(An) experimental study on the effect of the heated surface orientation on the critical heat flux

Abstract

This study has been accomplished to investigate the effect of the heated surface orientation on the Critical Heat Flux (CHF) in the pool of saturated water at atmospheric pressure. An experimental loop is constructed under atmospheric pressure and experiments have been performed for various orientations using two test sections. One has 0.02 m width, 0.20 m length, 0.0005m thickness and the other has 0.025 m width, 0.20 m length, 0.0005m thickness.

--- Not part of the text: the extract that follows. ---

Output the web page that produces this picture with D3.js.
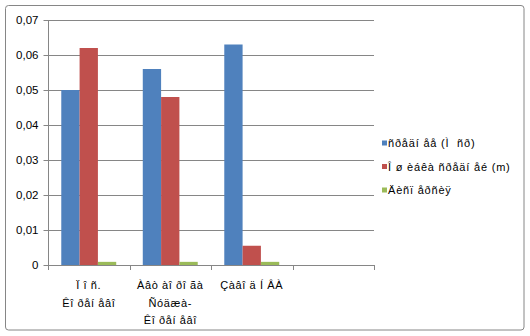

Test sections are made up of stainless steel 304 considering the corrosion in the water pool and rectifier capacity. CHF data are obtained for various orientations, $180^\circ$ (downward facing), $178^\circ,\;176^\circ,\; 174^\circ,\;150^\circ\;\mbox{and}\; 130^\circ$, using two test sections. Experimental results show that (1) CHF decreases as the heated surface orientation increases. CHF gradually decreases till certain degree(transition degree) as the degree of the heated surface increases and rapidly decreases after that. This transition degree decreases as the width of the test section increases. For all orientations, measured CHF is much lower than those predicted by typical pool boiling CHF correlations. (2) CHF decreases as the width of heated surface increases. Above two results can be inferred by following reasons. Generated bubbles are stayed at the heated surface for a long time as the degree and the width of heated surface increase and water is not contact with the heated surface. Thus, heat generated at the surface is not sufficiently cooled by the water. Therefore, CHF is occurred at low heat flux. (3) There are two mechanisms in the heat transfer of inclined heated surface. They are bubble agitation mechanism and evaporative mechanism. Bubble agitation mechanism seems to be most dominant at low heat flux and evaporative mechanism appears to be dominant at high heat flux.